Hurtful words cause deep wound and damage relationships if left unchecked. It can take weeks, months and a very long time before one heals from hurtful words spoken. The process of healing becomes harder if using hurtful words becomes a reoccurring thing in a marriage relationship.
ZAINAB refilled her cylinder at a gas shop and after nine days while cooking there was no more gas. She could not believe it, ‘the cylinder is not leaking,’ she said to herself. She cooks only twice a day except for weekends when she cooks thrice. With only a family of five, she expects the 12.5kg cylinder filled with gas to last for nothing less than four weeks. She felt cheated and very hurt.
What hurt her most was the fact that that was her first time in the gas shop; she normally goes to the gas station but on that day the station had old cylinders and she did not want to exchange her new cylinder with an old one. Besides, the shop owner assured her that the cylinder was filled to the brim.
Throughout that day she was not herself, she coughed out N3,800 which was not part of her budget to get her cylinder refilled. Her husband came from the office and she relayed the incidence to him but his response took her off-guard: ‘that’s due to your carelessness, how could you not know that the cylinder was not properly filled’ was his response.
Being a meticulous and prudent person, she felt that statement was a slap on her face coming from her husband of six years. Their relationship was adversely affected that night as she withdrew into her shell and only gave monosyllabic responses to all her husband was saying.

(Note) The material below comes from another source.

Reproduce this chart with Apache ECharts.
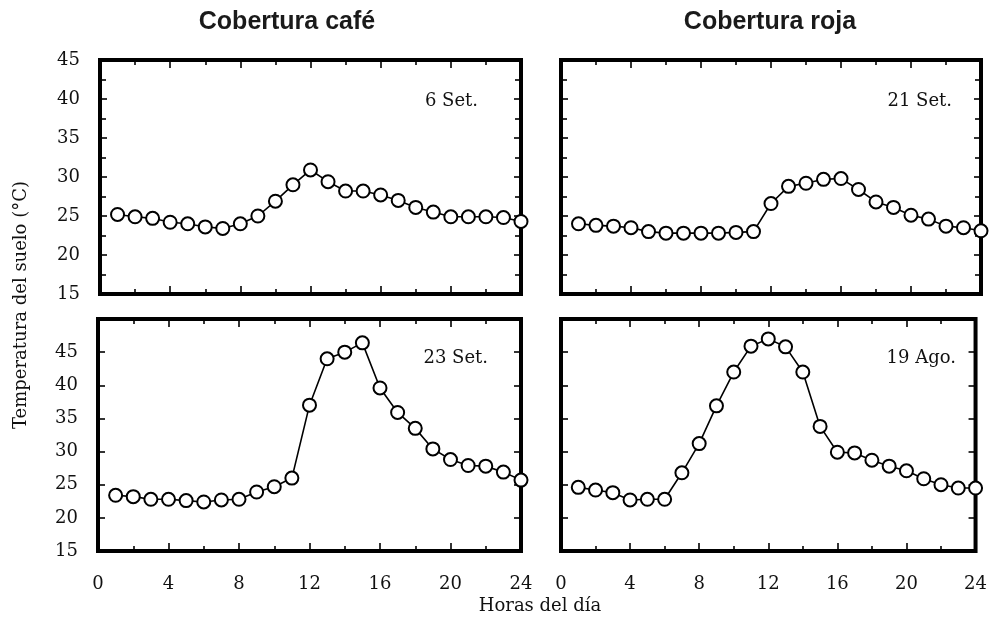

IN life one can never be too careful about getting hurt. Anyhow you want to go about it you will get hurt occasionally. There is bound to be lack of trust, dishonesty, cheating, misjudgements, etc coming from one side to the other; may be in your business dealings, place of work or worship, marriage and so on. How we handle these hurts is what really matters.
We may brood over them and allow them to affect every other relationship in our lives or we may let them go and move ahead. I rather choose the latter because it is gainful for us health-wise and make us better persons; on the other hand, the former is extremely dangerous to our health. I know it is not easy letting go at times, but it is a choice that is expedient we make each time we get hurt.
Some people do not take words to heart while others cling unto words, especially words from their loved ones. We should generally use our words to build rather than pull down our loved ones. Hurtful words cause deep wound and damage relationships if left unchecked. It can take weeks, months and a very long time before one heals from hurtful words spoken. The process of healing becomes harder if using hurtful words becomes a reoccurring thing in a marriage relationship.
As dicey as this may look, there are ways to get over this type of situation. The first thing to do is to bear in mind that most times, people use hurtful words that they do not mean, and they later regret it. Also, they use these words when they feel the need to retaliate because the discussion is not going in their way or they think they are losing an argument and are trying to find a way to win – though these are not reasons to hurt people with our tongue.
Secondly, deliberately refuse to get involved in exchange of these negative words by not responding to them. I know this is difficult to do because our first instinct is to attack back when under attack, but it is doable. You will do well to walk away from the scene, enter the toilet or a secluded place and listen to some positive music on your device. This gives room for your anger to cool off and the other person too may likely cool off.
You should try to express your displeasure about the use of hurtful words on you in a time of non-conflict. As difficult as this may seem, it is expedient you do it in a polite and loving tone. The need for wholesome discussion cannot be overemphasised in a marriage relationship. .
Also know that your mental health is largely your responsibility, so you need to constantly tell yourself that you are not going to allow anyone tie you down with his/her imperfection. Open your mouth and confess aloud: ‘I refuse to let (the person’s name) tie (my health, my finances, my marriage – whatever is applicable) down by his/her imperfection’. I deliberately choose to let go of (mention the offence/hurt) committed by (name) towards me’. Each time you remember the hurt say this confession repeatedly.
Stop rehearsing the words either to yourself or others around you. Rehearsing it is like opening fresh wound, it is better you let it alone and allow it to heal with time. Remember time is a great healer. You too must have hurt others in one way or the other. There is no better time to let go of past hurts and pain than this season, so I encourage you to let go. Know that you are better than the negative words spoken to you and you will sure do better.